Editorial La Jornada.
Por principio de cuentas, no sería prudente soslayar los aspectos oscuros del recurso por el cual se busca responsabilizar legalmente a Zedillo –su responsabilidad política y moral es ya un dato histórico– por la masacre de Acteal. Como señaló en entrevista con este diario (La Jornada, 9/1/2012) el obispo Raúl Vera, quien en los años de la tragedia se desempeñaba como coadjutor de la diócesis de San Cristóbal de las Casas y conoció de cerca, por ello, las circunstancias de la matanza, la demanda no fue interpuesta por la mesa directiva de Las Abejas –organización a la que pertenecían las víctimas–, sino sólo por un grupo de 10 personas. El religioso agregó que el hecho de que se trate de una denuncia civil, no penal, hace pensar a otro sector de los sobrevivientes que se está negociando con la sangre de nuestros muertos
, toda vez que no se pretende castigar presuntas culpabilidades, sino obtener una compensación económica. Tales elementos hacen sospechar al obispo de Saltillo que la acción judicial contra Zedillo sería producto de un enjuague
entre ex presidentes dentro del Partido Revolucionario Institucional, en el contexto de una disputa por posiciones ante las próximas elecciones federales.
Sin desconocer tales circunstancias, debe decirse que hasta ahora no se ha hecho justicia plena por los sucesos de Acteal. En los días y meses posteriores a la matanza, un centenar de personas fueron inicialmente encarceladas por su participación material en los hechos, entre ellas ocho oficiales de seguridad pública que fueron puestos en libertad tres años más tarde. Luego, en agosto de 2009, en una decisión polémica e impugnada, la Suprema Corte de Justicia de la Nación ordenó la liberación inmediata de otros 20 sentenciados.
Sin embargo, ninguno de los políticos en altos cargos, responsables de garantizar la vida de los pobladores de Acteal, fue sometido a proceso: ni Zedillo, ni su entonces secretario de Gobernación, Emilio Chuayffet; ni Julio César Ruiz Ferro, a la sazón gobernador de Chiapas; ni sus secretario y subsecretario de Gobierno, Homero Tovilla y Uriel Jarquín, ni el ex procurador Jorge Madrazo Cuéllar –a quien se señala por haber encubierto responsabilidades y fabricado pruebas–, ni los mandos militares a cargo de la zona.
El crimen en el poblado tzotzil, cabe recordar, ocurrió en un contexto marcado por la promoción de grupos paramilitares antizapatistas hecho por el gobierno federal, y por la traición de Zedillo al Ejército Zapatista de Liberación Nacional y a la Comisión de Concordia y Pacificación del Congreso de la Unión, toda vez que desconoció los acuerdos de paz signados en San Andrés Larráinzar en febrero de 1996 y saboteó la iniciativa de reformas constitucionales elaborada, sobre la base de los acuerdos mencionados, por la comisión legislativa.
Con todo y los vicios de origen que pudiera tener, la demanda presentada en Hartford contra Zedillo podría despejar las dudas y ratificar o desechar los señalamientos por crímenes de lesa humanidad que desde 1997 persiguen al ex mandatario y a varios de sus colaboradores.

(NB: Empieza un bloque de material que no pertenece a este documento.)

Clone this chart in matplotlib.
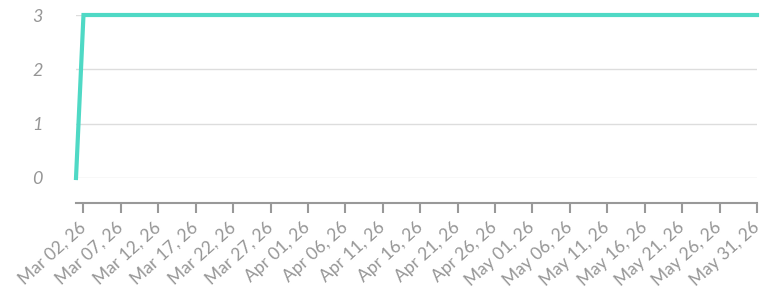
import numpy as np
import pandas as pd
import matplotlib
matplotlib.use("Agg")
import matplotlib.pyplot as plt
import matplotlib.dates as mdates

# data
dates = pd.to_datetime(["2026-03-01", "2026-03-02", "2026-05-31"])
values = [0, 3, 3]
tick_dates = pd.date_range("2026-03-02", "2026-05-31", freq="5D")
y_ticks = [0, 1, 2, 3]

line_color = "#4fd9c5"
text_color = "#969696"

fig = plt.figure(figsize=(7.65, 2.95), dpi=100)
ax = fig.add_axes([76 / 765, 1 - 178 / 295, (757 - 76) / 765, 163 / 295])

ax.plot(dates, values, color=line_color, linewidth=3, solid_joinstyle="miter", clip_on=False, zorder=3)

ax.set_xlim(dates[0], dates[-1])
ax.set_ylim(0, 3)

ax.set_yticks(y_ticks)
ax.grid(axis="y", color="#dddddd", linewidth=1)
ax.set_axisbelow(True)

ax.set_xticks(tick_dates)
ax.set_xticklabels([d.strftime("%b %d, %y") for d in tick_dates])

for s in ["top", "right", "left"]:
    ax.spines[s].set_visible(False)
ax.spines["bottom"].set_position(("outward", 18))
ax.spines["bottom"].set_color("#999999")
ax.spines["bottom"].set_linewidth(1.5)

ax.tick_params(axis="y", length=0, pad=24, labelcolor=text_color, labelsize=13)
ax.tick_params(axis="x", length=7, width=1.5, color="#999999", pad=9,
               labelcolor=text_color, labelsize=12.5)

for lab in ax.get_yticklabels():
    lab.set_fontfamily("Lato")
    lab.set_fontstyle("italic")
for lab in ax.get_xticklabels():
    lab.set_fontfamily("Lato")
    lab.set_rotation(42)
    lab.set_ha("right")
    lab.set_va("center")
    lab.set_rotation_mode("anchor")

fig.savefig("out.png", dpi=100, facecolor="white")
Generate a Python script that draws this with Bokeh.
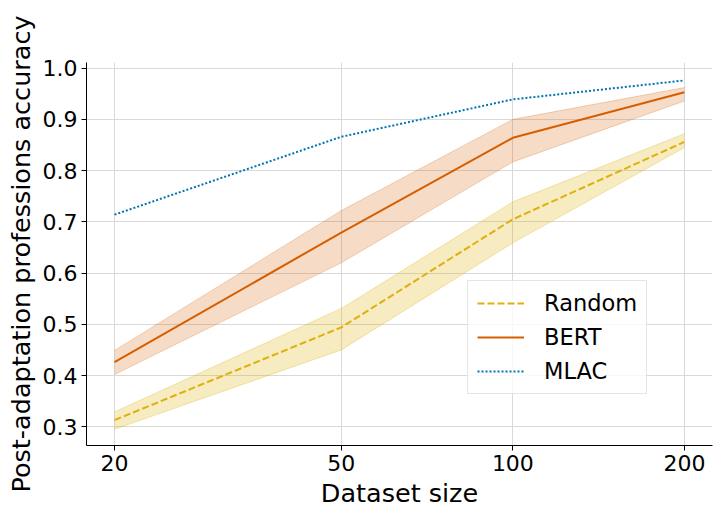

El empecinamiento del propio Zedillo por evitar, con un alegato de presunta inmunidad, el proceso correspondiente, refuerza las sospechas de su participación en la matanza.
A más de 14 años de la atrocidad, las presuntas responsabilidades penales de los ex funcionarios referidos y de otros siguen sin ser aclaradas, y a la fecha no hay en México las condiciones para tal esclarecimiento: el pacto implícito de impunidades y complicidades que recorre los sexenios –sin importar que se trate de gobiernos priístas o panistas– ha impedido la impartición de justicia en casos tan añejos como la masacre del 2 de octubre de 1968, la guerra sucia emprendida por los gobiernos de Luis Echeverría y José López Portillo (1970-1982) y los centenares de asesinatos políticos perpetrados durante el régimen de Carlos Salinas (1988-1994).
La administración calderonista hace un triste y lamentable papel con su petición a las autoridades judiciales de Estados Unidos de que reconozcan una inmunidad presidencial a todas luces improcedente –pues terminó, en todo caso, el 30 de noviembre de 2000– y comprueba, con ello, su pertenencia a ese vergonzoso acuerdo histórico de impunidad.